このような飛ぶアイアンのことをストロングタイプと言いますが、2本少なくなっても全体を網羅するために、それまで10ヤード刻みだった番手設定を15ヤード刻みに変えていることが多いようです。
それぞれの番手の距離がインプットされていれば特に問題はありませんが、初心者のころに6番アイアンで練習したことから、基準番手から10ヤード刻みで考える人にとっては不便になっています。
さらに勘違いして10ヤードで刻むと、グリーンの手前でショートすることもあるかもしれません。
ゴルフの6番アイアンの飛距離を決める基準は自分にある
ゴルフ場では高低差があるので、ストロングタイプの6番アイアンを使用するときは、より複雑に分析しなければなりません。

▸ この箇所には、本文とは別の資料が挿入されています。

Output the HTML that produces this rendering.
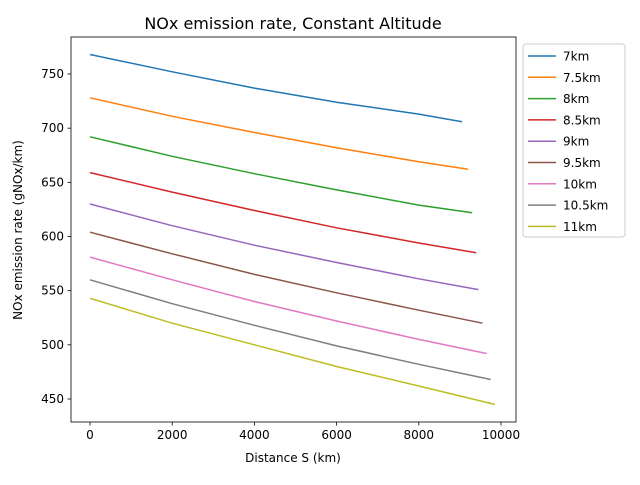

メーカーが出している飛距離は170ヤード、自分の距離は150ヤード、打ち下ろしのハーフショットを選択した場合、170ヤードと150ヤードのどちらを選択するのがよりベストなのかを知っておく必要があります。
フルスイングでは適度に力を抜いて20ヤード減のショットを打つことができます。
しかしハーフショットの下り斜面だと、ハーフショットのマイナス分と、下り斜面のプラス分を考慮しなければならず、複雑な距離の算出が必要になるのが厄介です。
しかも、このときメーカー性能を信じて飛距離をとるべきなのか、自分の距離から算出するのかを考えれば、一定の飛距離と番手の間隔が重要になってきます。

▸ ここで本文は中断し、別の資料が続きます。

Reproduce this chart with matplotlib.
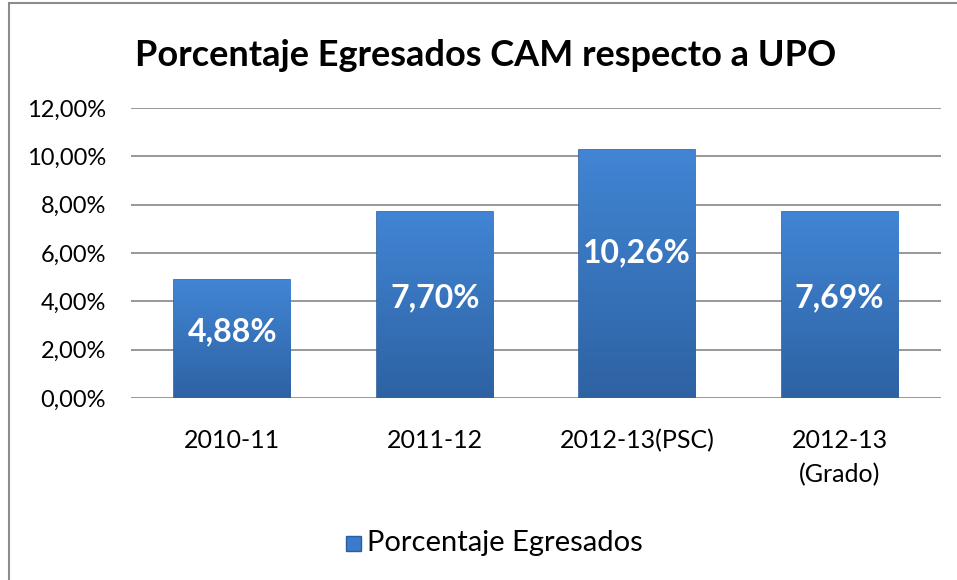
import matplotlib.pyplot as plt
from matplotlib.patches import Rectangle
from matplotlib.colors import LinearSegmentedColormap
import numpy as np

categories = ["2010-11", "2011-12", "2012-13(PSC)", "2012-13\n(Grado)"]
values = [4.88, 7.70, 10.26, 7.69]
value_labels = ["4,88%", "7,70%", "10,26%", "7,69%"]
tick_vals = [0, 2, 4, 6, 8, 10, 12]
tick_labels = ["0,00%", "2,00%", "4,00%", "6,00%", "8,00%", "10,00%", "12,00%"]

plt.rcParams['font.family'] = ['Lato', 'DejaVu Sans']

fig = plt.figure(figsize=(9.57, 5.8), dpi=100)
ax = fig.add_axes([131/957, 1-398/580, 810/957, 290/580])

x = np.arange(len(categories))
bars = ax.bar(x, values, width=0.575, color="#3b7bc9", edgecolor="#2b5e9e", linewidth=1.2, zorder=3)

# vertical gradient on the bars
cmap = LinearSegmentedColormap.from_list("g", ["#2e62a3", "#4185d4"])
grad = np.linspace(0, 1, 256).reshape(-1, 1)
for b in bars:
    bx, by = b.get_x(), b.get_y()
    w, h = b.get_width(), b.get_height()
    im = ax.imshow(grad, extent=[bx, bx+w, by, by+h], aspect='auto',
                   cmap=cmap, origin='lower', zorder=3.5)
    im.set_clip_path(b)

# labels sit a little above centre, the tall one clearly lower than its top
for xi, v, lab in zip(x, values, value_labels):
    ly = min(v/2 + 0.3, 6.0) if v < 9 else 6.0
    ax.text(xi, ly, lab, ha='center', va='center', color='white',
            fontsize=23, fontweight='bold', zorder=5)

ax.set_xlim(-0.5, len(categories)-0.5)
ax.set_ylim(0, 12)
ax.set_yticks(tick_vals)
ax.set_yticklabels(tick_labels, fontsize=17)
ax.set_xticks(x)
ax.set_xticklabels(categories, fontsize=18, va='top', linespacing=1.6)
ax.tick_params(axis='both', length=0)
ax.tick_params(axis='y', pad=18)
ax.tick_params(axis='x', pad=22)
ax.grid(axis='y', color='#868686', linewidth=1.2, zorder=0)
for s in ax.spines.values():
    s.set_visible(False)

fig.text(0.507, 0.905, "Porcentaje Egresados CAM respecto a UPO", ha='center', va='center',
         fontsize=26, fontweight='bold')

# legend
fig.patches.append(Rectangle((346/957, 1-551/580), 15/957, 15/580, transform=fig.transFigure,
                             facecolor="#3b7bc9", edgecolor="#2b5e9e", linewidth=1))
fig.text(367/957, 1-543/580, "Porcentaje Egresados", ha='left', va='center', fontsize=21)

# outer border
fig.patches.append(Rectangle((9/957, -0.01), 1.0, 1-3/580+0.01, transform=fig.transFigure,
                             fill=False, edgecolor='#8c8c8c', linewidth=1.5))

fig.savefig("out.png", dpi=100)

結果として6番アイアンに限らず、セカンドショット以降に使われるクラブは、残り距離に合わせて自分の距離で調整するしかないと言うことになります。
ゴルフクラブの6番アイアンは飛距離よりも確実な距離が大事
ゴルフクラブの6番アイアンの飛距離をデータ上のマックスで換算しても、実際にスイートスポットに当たらなければ、そこまで距離を稼ぐことはできません。
またティーショット以外で使用するときは、ライの影響も考慮しなくてはいけません。
抵抗に負けない怪力であれば別ですが、深いラフで6番アインアを使える可能性は少ないと思います。
使用できるのはフェアウェイかセミラフ、今日刈ったばかりのラフでも使用は可能かもしれません。
一般的に良く飛ぶのは、芝の抵抗が少ないフェアウェイです。
また芝の上にチョコンと乗っていたら、セミラフやラフのほうが飛ぶかもしれません。
しかしフェースとボールの間に芝が挟まるとフライヤーになって、予定以上の飛距離になることもあります。
さらに振り切ることで飛距離は伸びるものですが、中には右足の前にボールを置いた方が、飛距離がアップするタイプもあります。
昔のロフト角は約30度、現在は約25度、まさか6番アイアンなのに21度と言うものもあります。
これならボールを右に置いて少しシャットフェースにすれば、ドライバー並みに打ち出し角でインパクトができて、飛距離アップすることができるでしょう。
どちらにしてもアイアンは飛距離を求めるクラブではないので、日ごろ練習で確実な距離を把握するようにしましょう。
ゴルフクラブ進化で6番アイアンの飛距離は伸びたけれど
最近のゴルフクラブは進化を続けていて、6番アイアンの顔を持っているのに、中身は4番アイアン、中には3番アイアンを越えるものまであります。
もちろん距離も伸びているので、飛距離対策としては便利ですが、確実な距離としては更なる練習で距離を把握する必要がありそうです。